In the 12 months to June 2017, malicious damage to property was the most common offence in the region, followed by theft from motor vehicles, assault, fraud and domestic violence related assaults.
Anyone who spends a day in any of our local courts will see methylamphetamine (also known as ice) and alcohol use and addiction play a large role in many arrests and convictions.
One Australian population survey found rates of methylamphetamine use were twice as high among people living in remote areas.
Young people in rural areas are also significantly more likely to have recently used ice than young people in the major cities and regional areas.
Another issue in rural areas, like the Bega Valley, is the number of Indigenous Australians coming in contact with the justice system.
According to the Australian Bureau of Statistics, the Indigenous incarceration rate has risen from 14.4 per cent in 1991 to 28 per cent in 2016.

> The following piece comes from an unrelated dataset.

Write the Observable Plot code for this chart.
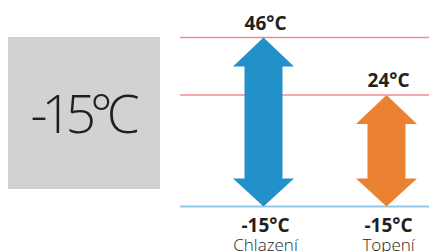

NSW has seen an upward trend in Indigenous incarcerations over the last five years.
One of the reasons given recently by the NSW Bureau of Crime Statistics and Research for the statewide rise since 2012, is “an increase in the length of time being spent on remand by Indigenous defendants refused bail, in large part because of a growth in court delay in the NSW District Criminal Court”.
The bureau also said the number of Indigenous offenders receiving prison sentences could be reduced by more than 500 a year if half given short prison sentences were instead placed on an Intensive Correction Order or Home Detention.
Perhaps Rural Crime Week could dig a little deeper than cattle rustlers and firearm owners and attempt to tackle why rural people are coming in contact with the law, and what can be done to keep them out of jail – which magistrates often comment in open court is the last resort.
Only once we begin to really tackle these issues will we see rural crime statistics fall, as data shows once people are incarcerated they are not rehabilitated, but become more likely to re-offend.